> _STORED ROWS_
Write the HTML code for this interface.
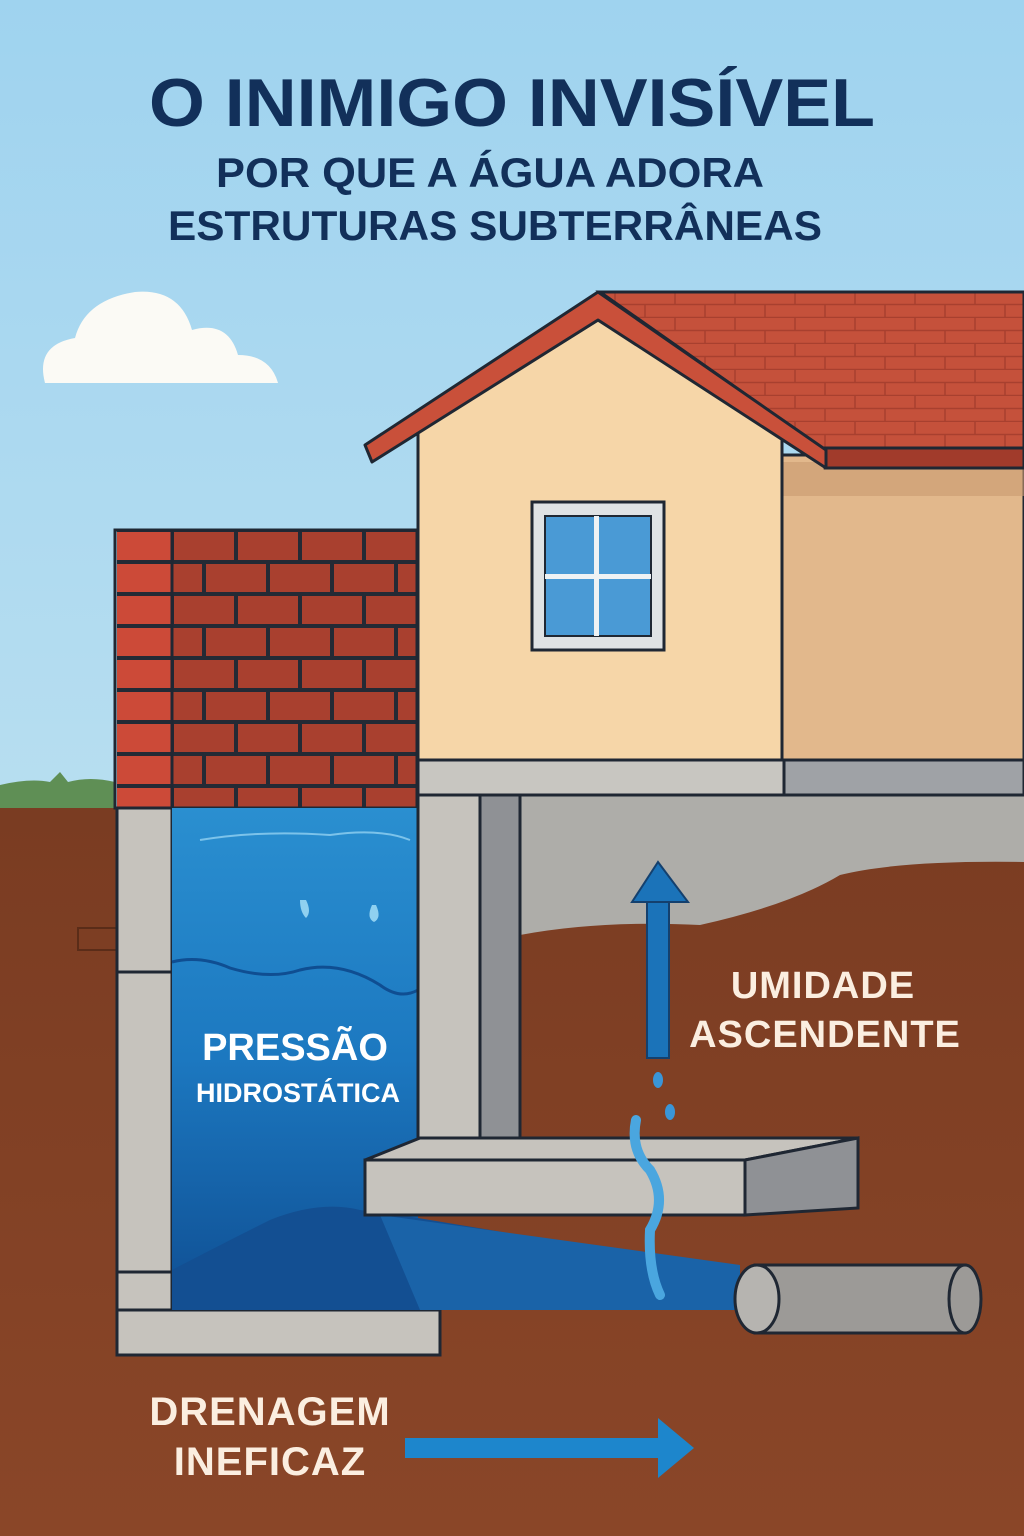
---
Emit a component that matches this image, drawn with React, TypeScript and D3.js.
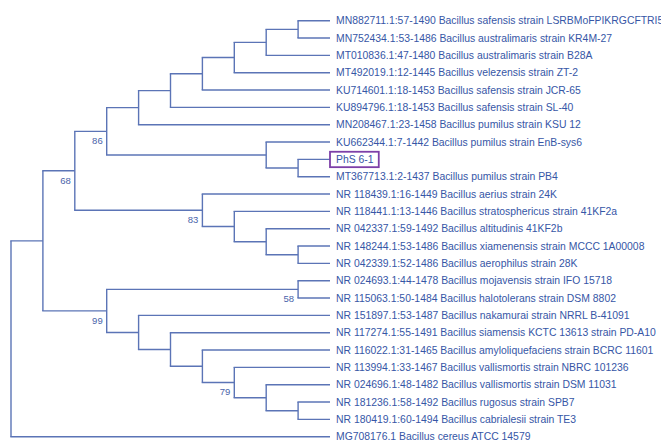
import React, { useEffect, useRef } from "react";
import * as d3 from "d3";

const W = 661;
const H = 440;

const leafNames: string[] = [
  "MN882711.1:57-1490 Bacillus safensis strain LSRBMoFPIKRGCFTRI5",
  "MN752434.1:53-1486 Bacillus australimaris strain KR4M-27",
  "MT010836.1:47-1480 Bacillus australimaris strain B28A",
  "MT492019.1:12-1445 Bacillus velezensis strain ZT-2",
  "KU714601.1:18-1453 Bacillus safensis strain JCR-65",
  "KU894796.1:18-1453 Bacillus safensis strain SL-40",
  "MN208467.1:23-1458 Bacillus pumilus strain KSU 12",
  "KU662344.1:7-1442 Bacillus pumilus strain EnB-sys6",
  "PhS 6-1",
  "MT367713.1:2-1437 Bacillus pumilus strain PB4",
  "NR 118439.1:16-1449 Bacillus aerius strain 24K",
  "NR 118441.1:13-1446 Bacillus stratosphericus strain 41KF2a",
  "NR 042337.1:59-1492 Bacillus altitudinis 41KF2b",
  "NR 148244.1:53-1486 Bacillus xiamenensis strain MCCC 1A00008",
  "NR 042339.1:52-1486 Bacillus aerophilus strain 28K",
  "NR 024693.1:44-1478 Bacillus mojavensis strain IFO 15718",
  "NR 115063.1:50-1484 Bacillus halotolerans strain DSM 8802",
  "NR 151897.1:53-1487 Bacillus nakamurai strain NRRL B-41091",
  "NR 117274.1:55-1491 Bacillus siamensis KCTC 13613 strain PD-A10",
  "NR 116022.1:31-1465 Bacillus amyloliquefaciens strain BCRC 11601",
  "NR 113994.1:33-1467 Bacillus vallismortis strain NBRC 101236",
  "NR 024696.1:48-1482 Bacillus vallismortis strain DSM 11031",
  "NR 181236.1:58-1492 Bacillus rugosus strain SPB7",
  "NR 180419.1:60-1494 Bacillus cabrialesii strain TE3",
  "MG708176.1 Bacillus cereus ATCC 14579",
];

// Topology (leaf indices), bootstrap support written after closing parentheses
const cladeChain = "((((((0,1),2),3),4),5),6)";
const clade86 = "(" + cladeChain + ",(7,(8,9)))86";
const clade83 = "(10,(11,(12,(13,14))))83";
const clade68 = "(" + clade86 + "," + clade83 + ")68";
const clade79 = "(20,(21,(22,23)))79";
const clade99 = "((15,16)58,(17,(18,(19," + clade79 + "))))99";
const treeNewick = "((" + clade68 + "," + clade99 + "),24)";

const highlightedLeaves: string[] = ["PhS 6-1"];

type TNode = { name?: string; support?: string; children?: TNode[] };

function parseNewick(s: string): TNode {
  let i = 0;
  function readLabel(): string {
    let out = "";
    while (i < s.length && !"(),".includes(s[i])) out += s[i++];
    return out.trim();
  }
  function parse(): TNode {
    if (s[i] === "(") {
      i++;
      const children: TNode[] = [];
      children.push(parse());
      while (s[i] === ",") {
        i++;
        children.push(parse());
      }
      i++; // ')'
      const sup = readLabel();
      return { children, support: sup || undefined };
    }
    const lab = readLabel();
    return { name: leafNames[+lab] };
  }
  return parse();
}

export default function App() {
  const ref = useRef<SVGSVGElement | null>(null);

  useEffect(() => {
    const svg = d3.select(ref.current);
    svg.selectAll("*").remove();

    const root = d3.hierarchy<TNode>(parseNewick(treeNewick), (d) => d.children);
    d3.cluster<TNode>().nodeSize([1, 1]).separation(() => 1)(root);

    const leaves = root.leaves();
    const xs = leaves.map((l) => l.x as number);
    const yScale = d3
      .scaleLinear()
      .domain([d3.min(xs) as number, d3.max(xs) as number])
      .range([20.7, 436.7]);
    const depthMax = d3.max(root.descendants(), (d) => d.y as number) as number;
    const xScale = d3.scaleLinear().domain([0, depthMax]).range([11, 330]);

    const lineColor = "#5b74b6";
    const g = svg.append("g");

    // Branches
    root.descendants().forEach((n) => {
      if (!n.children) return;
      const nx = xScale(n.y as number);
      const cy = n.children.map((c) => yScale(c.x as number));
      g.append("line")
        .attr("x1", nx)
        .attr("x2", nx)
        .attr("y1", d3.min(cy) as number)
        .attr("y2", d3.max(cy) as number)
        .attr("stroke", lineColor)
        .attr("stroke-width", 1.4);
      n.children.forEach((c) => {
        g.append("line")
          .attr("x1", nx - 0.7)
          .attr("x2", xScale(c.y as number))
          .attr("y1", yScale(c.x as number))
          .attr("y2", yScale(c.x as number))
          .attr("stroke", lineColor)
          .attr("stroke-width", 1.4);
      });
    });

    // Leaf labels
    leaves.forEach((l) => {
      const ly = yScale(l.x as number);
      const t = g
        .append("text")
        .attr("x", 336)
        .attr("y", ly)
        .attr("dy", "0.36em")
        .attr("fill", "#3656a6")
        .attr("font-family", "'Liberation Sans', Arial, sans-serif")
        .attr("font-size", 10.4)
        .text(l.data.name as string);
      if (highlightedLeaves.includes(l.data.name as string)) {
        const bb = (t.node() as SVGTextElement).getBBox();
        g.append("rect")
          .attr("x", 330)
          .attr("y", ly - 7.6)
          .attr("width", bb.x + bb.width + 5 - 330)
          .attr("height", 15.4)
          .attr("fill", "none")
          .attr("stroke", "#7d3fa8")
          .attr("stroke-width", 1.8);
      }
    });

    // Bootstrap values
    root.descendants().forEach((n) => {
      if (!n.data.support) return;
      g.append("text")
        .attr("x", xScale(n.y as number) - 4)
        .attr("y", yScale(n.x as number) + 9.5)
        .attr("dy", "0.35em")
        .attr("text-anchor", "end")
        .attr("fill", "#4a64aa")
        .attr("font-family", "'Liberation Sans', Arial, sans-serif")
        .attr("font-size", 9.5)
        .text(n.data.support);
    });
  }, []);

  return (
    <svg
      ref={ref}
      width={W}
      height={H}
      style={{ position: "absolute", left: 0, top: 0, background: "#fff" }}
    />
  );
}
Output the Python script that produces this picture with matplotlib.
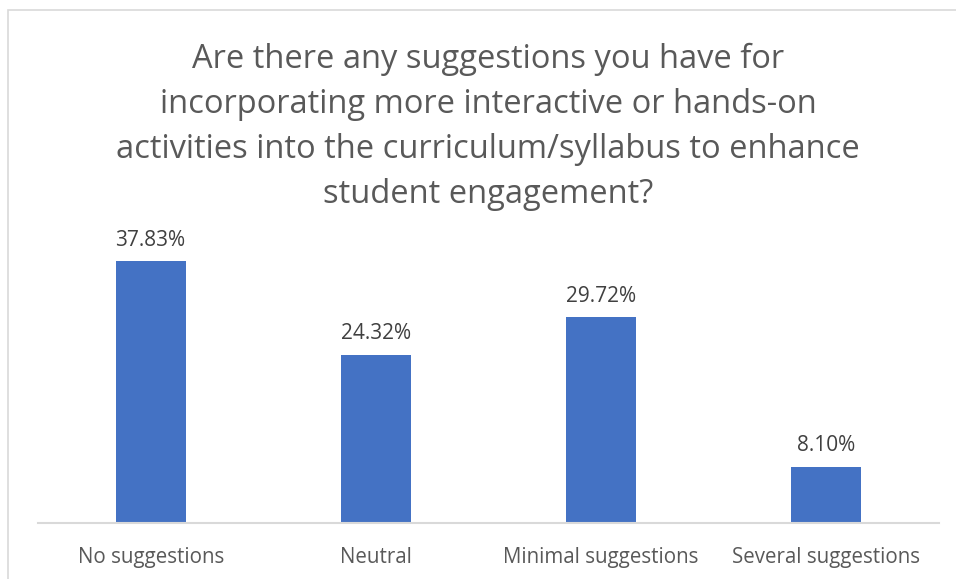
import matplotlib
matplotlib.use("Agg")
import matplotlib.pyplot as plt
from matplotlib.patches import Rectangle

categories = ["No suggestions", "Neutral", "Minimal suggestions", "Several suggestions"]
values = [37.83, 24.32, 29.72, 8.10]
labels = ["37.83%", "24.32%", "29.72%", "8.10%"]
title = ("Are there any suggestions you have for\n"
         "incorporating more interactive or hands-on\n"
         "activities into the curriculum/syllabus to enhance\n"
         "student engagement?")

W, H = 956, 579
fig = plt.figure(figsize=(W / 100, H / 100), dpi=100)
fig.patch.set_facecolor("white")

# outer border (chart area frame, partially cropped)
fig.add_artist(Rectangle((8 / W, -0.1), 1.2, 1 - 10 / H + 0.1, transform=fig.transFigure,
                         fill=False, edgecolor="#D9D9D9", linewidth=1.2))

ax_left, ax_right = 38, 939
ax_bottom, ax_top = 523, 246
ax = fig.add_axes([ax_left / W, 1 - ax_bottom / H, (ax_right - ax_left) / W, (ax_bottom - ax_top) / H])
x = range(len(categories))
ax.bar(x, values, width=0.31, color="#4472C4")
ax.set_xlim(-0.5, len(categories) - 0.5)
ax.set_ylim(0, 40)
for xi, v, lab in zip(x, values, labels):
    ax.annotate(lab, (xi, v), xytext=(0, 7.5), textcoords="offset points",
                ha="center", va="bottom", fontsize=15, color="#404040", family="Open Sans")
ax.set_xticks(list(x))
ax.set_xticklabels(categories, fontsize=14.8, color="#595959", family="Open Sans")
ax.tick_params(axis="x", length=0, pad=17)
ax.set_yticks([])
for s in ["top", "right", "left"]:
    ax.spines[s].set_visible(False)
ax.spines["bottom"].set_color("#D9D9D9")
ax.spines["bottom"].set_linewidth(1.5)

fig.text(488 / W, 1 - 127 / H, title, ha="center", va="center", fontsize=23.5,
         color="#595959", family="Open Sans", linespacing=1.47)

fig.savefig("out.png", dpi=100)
--
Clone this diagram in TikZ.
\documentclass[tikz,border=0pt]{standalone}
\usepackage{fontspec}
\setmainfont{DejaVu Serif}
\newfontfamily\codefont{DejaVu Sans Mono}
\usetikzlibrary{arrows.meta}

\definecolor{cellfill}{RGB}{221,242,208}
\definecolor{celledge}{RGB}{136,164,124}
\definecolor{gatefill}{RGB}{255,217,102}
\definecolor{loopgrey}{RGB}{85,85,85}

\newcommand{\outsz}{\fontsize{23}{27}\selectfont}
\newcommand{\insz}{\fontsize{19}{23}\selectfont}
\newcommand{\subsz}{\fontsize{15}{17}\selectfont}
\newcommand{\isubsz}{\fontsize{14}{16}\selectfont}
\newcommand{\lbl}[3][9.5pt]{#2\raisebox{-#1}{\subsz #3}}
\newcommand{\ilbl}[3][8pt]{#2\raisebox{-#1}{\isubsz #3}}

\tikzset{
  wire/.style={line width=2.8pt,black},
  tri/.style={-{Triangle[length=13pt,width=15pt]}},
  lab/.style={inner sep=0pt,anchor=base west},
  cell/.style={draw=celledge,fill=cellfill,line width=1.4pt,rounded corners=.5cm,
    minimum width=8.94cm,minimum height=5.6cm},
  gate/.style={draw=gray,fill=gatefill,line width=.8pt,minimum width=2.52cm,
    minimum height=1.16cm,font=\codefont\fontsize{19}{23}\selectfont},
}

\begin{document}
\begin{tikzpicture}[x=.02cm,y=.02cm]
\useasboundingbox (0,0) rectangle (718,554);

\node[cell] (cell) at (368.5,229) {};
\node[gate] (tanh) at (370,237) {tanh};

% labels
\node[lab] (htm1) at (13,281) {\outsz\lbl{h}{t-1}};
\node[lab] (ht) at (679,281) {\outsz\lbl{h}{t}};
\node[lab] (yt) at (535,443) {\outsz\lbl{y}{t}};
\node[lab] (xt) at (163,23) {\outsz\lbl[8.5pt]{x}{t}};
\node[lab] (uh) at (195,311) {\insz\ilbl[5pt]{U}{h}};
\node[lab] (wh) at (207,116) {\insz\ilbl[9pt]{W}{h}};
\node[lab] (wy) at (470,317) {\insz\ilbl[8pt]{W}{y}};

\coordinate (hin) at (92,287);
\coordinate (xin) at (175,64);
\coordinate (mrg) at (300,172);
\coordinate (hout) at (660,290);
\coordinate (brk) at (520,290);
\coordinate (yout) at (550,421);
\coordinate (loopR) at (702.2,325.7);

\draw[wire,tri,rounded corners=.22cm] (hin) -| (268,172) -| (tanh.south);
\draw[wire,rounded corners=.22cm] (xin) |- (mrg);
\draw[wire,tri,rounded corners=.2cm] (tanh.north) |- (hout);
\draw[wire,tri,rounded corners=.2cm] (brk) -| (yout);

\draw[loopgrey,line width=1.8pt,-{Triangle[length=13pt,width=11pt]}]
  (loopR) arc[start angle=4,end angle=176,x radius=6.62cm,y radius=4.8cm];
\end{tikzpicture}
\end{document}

> _CHALLENGE_
Reproduce the entries exactly, from the line with "Emit a component" to the line with "const H = 440;", both lines included, keeping no pictures.

> _RESPONSE_
Emit a component that matches this image, drawn with React, TypeScript and D3.js.
import React, { useEffect, useRef } from "react";
import * as d3 from "d3";

const W = 661;
const H = 440;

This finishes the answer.